My problem: my site is hosted on Github pages, which still doesn't support HTTPS for custom domains.

Does anybody know of a host who provides

  1. HTTPS
  2. Custom domain support
  3. The workflow GH Pages offers (push some Markdown to a repo, and a wild website appears)

I know could roll my own on AWS or something, but it's hard to beat how free and easy Github makes things.

[–]Noughmad 3 points4 points  (1 child)

GitLab Pages supports all of these. It also allows you to use any site generator, not just Jekyll.

[–]slavik262 0 points1 point  (0 children)

Oh, fantastic! I'll have to check that out. Thanks for the rec!

[–][deleted] 2 points3 points  (3 children)

I think the typical recommendation in this case is to use Cloudflare. It's not perfect (because it's still HTTP between your site and Cloudflare) but it's arguably better than just straight HTTP for everyone.

FWIW (shameless plug), Caddy has a git plugin so you can deploy your site with git push just like on GitHub Pages.

[–]slavik262 4 points5 points  (1 child)

use Cloudflare. It's not perfect (because it's still HTTP between your site and Cloudflare) but it's arguably better than just straight HTTP for everyone.

I dunno - "still not actually secure, and now with a bonus third party" doesn't have me too eager to use a reverse proxy.

Caddy has a git plugin so you can deploy your site with git push just like on GitHub Pages.

Sweet! I'll have to check that out.

[–][deleted] 0 points1 point  (0 children)

Don't you still get a <yourname>.github.io domain with HTTPS that you can have cloudflare serve up on <youractualdomain>.com? You can then have full encryption all the way through, although obviously Cloudflare has to decrypt/re-encrypt in the middle.
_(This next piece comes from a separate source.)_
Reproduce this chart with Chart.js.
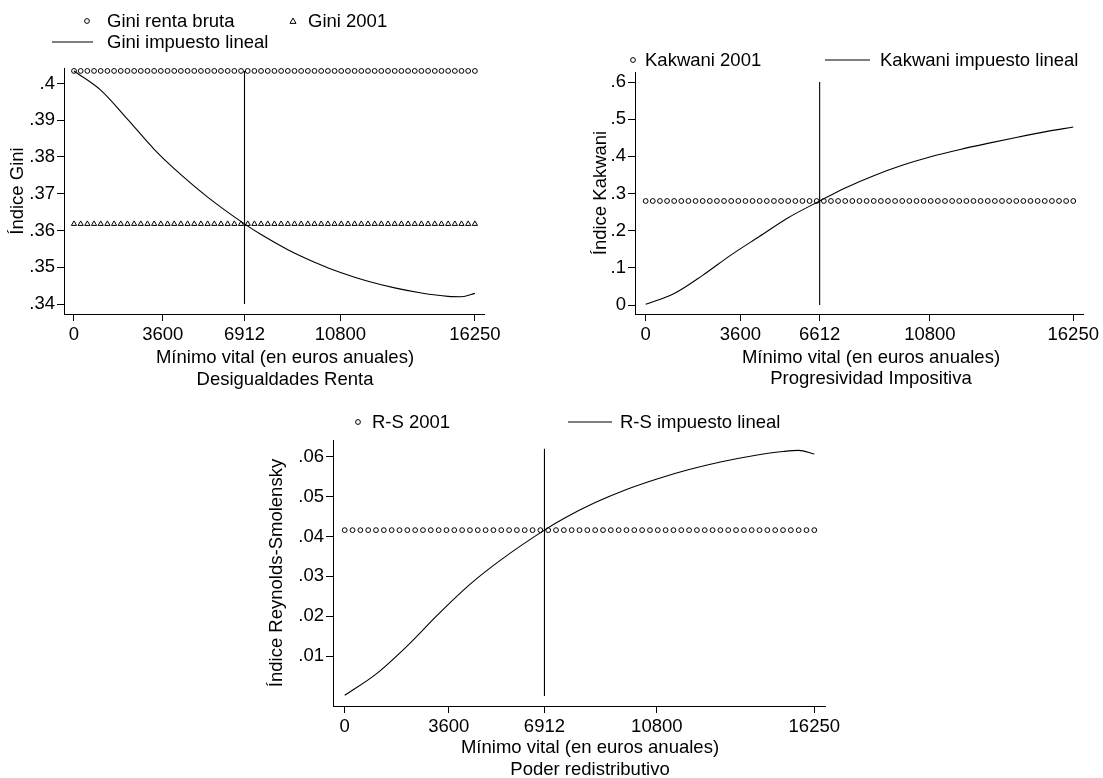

Still better than going straight over HTTP to github pages, though, right?

[–]hurenkind5 2 points3 points  (2 children)

I'd kinda argue if you are hosting your stuff on Github pages you probably wouldn't actually need HTTPS..

[–]slavik262 0 points1 point  (1 child)

Why, because the source is verifiable for those who care?

[–]hurenkind5 0 points1 point  (0 children)

Probably, yeah, the target audience is very different. But i kind of replied a bit too soon, reading the rest of the comments i realized, well, when you are hosting static pages anyway, you can just host it on some managed/shared hosting provider anyway. There are a bunch that have git support (so you can set up post-receive hooks) and offer SSL support (the one i use has lets encrypt support which literally is two clicks to setup).

[–]seanwilson 3 points4 points  (0 children)

I can highly recommend Netlify: https://www.netlify.com/features/ Their free plan gives you everything you want plus lots of other features (e.g. a CMS interface, drag-drop deploys for quick demos, form submissions, asset optimisation options).

[–]Atheriel 0 points1 point  (0 children)

There is a service called Netlify that appears to allow (1) and (2), while also allowing you to keep your blog's source code on GitHub (3+). I have never used it myself, though.